1. Verstecke die Anträge!
Statt sie hervorzuheben und zu nummerieren, verstecke sie im Lauftext. Der Richter wird wie beim Ostereiersuchen aufjauchzen, wenn er wieder einen Antrag findet, den er sich fein säuberlich rausschreiben kann.
2. Hole weit aus!
Am besten beginnst du mit der Kolonialisierung. Die meisten heutigen Fluchtbewegungen gehen auf Fehler der Kolonialmächte zurück. Wenn du die Mitschuld der Schweiz miteinpacken kannst, umso besser!
3. Sei ausführlich!
Der Richter mag es, wenn er die Beine aufs Pult legen und sich eine Stunde der Lektüre widmen kann. Eine lange Beschwerdeschrift hat auch den Vorteil, dass du vom Klienten mehr verlangen kannst.
4. Vermeide Ordnung!
Chronologie, Kausalität, logischer Aufbau – das ist was für Dummköpfe. Chaos ist die Lebens- und Denkensform von Genies.
5. Nimm die männliche Form!
Die meisten Richter sind Männer! Dass es in den beiden Asylabteilungen des Bundesverwaltungsgerichts anders ist, ändert nichts daran, dass Gerichtspersonen in der Regel männlich sind. Im Übrigen wird sich eine Frau Richterin freuen, wenn sie als Herr Richter angesprochen wird.

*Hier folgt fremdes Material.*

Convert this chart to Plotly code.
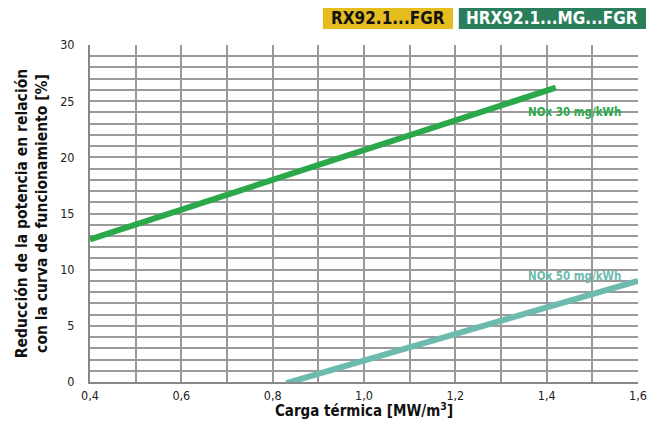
import plotly.graph_objects as go

# Data
nox30_x = [0.4, 1.42]
nox30_y = [12.7, 26.2]
nox50_x = [0.83, 1.6]
nox50_y = [-0.1, 9.0]
x_ticks = [0.4, 0.6, 0.8, 1.0, 1.2, 1.4, 1.6]
y_ticks = [0, 5, 10, 15, 20, 25, 30]
label30 = "NOx 30 mg/kWh"
label50 = "NOx 50 mg/kWh"
badge1 = "RX92.1...FGR"
badge2 = "HRX92.1...MG...FGR"

FONT = "'DejaVu Sans Condensed', 'Liberation Sans Narrow', Roboto, Arial"

fig = go.Figure()
fig.add_trace(go.Scatter(x=nox30_x, y=nox30_y, mode="lines",
                         line=dict(color="#2BA84A", width=6), showlegend=False, cliponaxis=False))
fig.add_trace(go.Scatter(x=nox50_x, y=nox50_y, mode="lines",
                         line=dict(color="#6DBBAE", width=6), showlegend=False, cliponaxis=False))

fig.add_annotation(x=1.46, y=24.0, text=f"<b>{label30}</b>", showarrow=False,
                   font=dict(color="#2BA84A", size=11.5, family=FONT))
fig.add_annotation(x=1.46, y=9.4, text=f"<b>{label50}</b>", showarrow=False,
                   font=dict(color="#6DBBAE", size=11.5, family=FONT))

# badges
fig.add_shape(type="rect", xref="paper", yref="paper", x0=0.425, x1=0.6624, y0=1.0475, y1=1.1128,
              fillcolor="#E6BD1F", line=dict(width=0))
fig.add_shape(type="rect", xref="paper", yref="paper", x0=0.673, x1=1.0146, y0=1.0475, y1=1.1128,
              fillcolor="#2A7E5B", line=dict(width=0))
fig.add_annotation(xref="paper", yref="paper", x=(0.425 + 0.6624) / 2, y=1.080, xanchor="center", yanchor="middle",
                   text=f"<b>{badge1}</b>", showarrow=False,
                   font=dict(color="#111111", size=17, family=FONT))
fig.add_annotation(xref="paper", yref="paper", x=(0.673 + 1.0146) / 2, y=1.080, xanchor="center", yanchor="middle",
                   text=f"<b>{badge2}</b>", showarrow=False,
                   font=dict(color="#FFFFFF", size=17, family=FONT))

fig.update_layout(
    width=648, height=412,
    margin=dict(l=82, r=18, t=37, b=38),
    paper_bgcolor="white", plot_bgcolor="white",
    separators=",.",
    font=dict(family=FONT, size=12.5, color="#222222"),
    xaxis=dict(range=[0.4, 1.6], tickvals=x_ticks, tickformat=".1f", automargin=False,
               showgrid=True, gridcolor="#9A9A9A", gridwidth=1.5,
               minor=dict(dtick=0.1, showgrid=True, gridcolor="#9A9A9A", gridwidth=1.5),
               showline=True, linecolor="#888888", linewidth=2, zeroline=False,
               ticks="", ticklabelstandoff=1,
               title=dict(text="<b>Carga térmica [MW/m<sup>3</sup>]</b>", font=dict(size=15, color="#111111"),
                          standoff=5)),
    yaxis=dict(range=[0, 30], tickvals=y_ticks, automargin=False,
               showgrid=True, gridcolor="#9A9A9A", gridwidth=1.5,
               minor=dict(dtick=1, showgrid=True, gridcolor="#9A9A9A", gridwidth=1.5),
               showline=True, linecolor="#888888", linewidth=2, zeroline=False,
               ticks="", ticklabelstandoff=11,
               title=dict(text="<b>Reducción de la potencia en relación<br>con la curva de funcionamiento [%]</b>",
                          font=dict(size=15.5, color="#111111"), standoff=9)),
)

fig.write_html("out.html")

So fühlt sie sich aufgewertet!
6. Wiederhole dich!
Nicht einmal, sondern immer wieder. Der Richter schätzt es, das Gleiche nochmals und nochmals zu lesen. Er erinnert sich dann nostalgisch an die Schule, wo der Lehrer auch alles mehrmals sagte.
7. Meide Übereinstimmung!
Die Begründung ist das eine, die Anträge sind das andere. Das hat miteinander nichts zu tun. Versuch nicht, einen Bezug herzustellen oder die gleiche oder eine ähnliche Reihenfolge einzuhalten.
8. Schreibe eng!
Wähle den kleinstmöglichen Zeilenabstand. Fülle die Seiten oben, unten, links und rechts bis zum Rand. Der Richter denkt sich dann: «Was für ein sparsamer Beschwerdeschreiber!» Und korrigiere deinen Computerausdruck von Hand. Glossiere, postglossiere und ergänze handschriftlich, was du in die schmalen Zwischenräume deiner getippten Zeilen einfügen kannst. Notfalls mit Hilfe von Pfeilchen und Sternchen.
9. Ergänze die Beschwerde!
Nicht einmal, mehrmals! Je mehr Post – Ergänzungen, Nachträge, Beweise oder auch nur (absichtlich) vergessene Seiten – der Richter erhält, desto besser mag er dich. Seine Zuneigung lässt er auch deinem Klienten angedeihen.
10. Verachte die Richter!
Die in St. Gallen machen eh, was sie wollen. Du kannst das gleich hinschreiben. Das fördert die Motivation des Richters. Er soll spüren, wie wenig du von ihm hältst. Schliesslich hat er ein stolzes Beamtengehalt, während du dir mit dem Engagement für die Schwachen und Verfolgten den Suppenteller nur zur Hälfte füllen kannst. Lass ihn das moralische Gefälle spüren!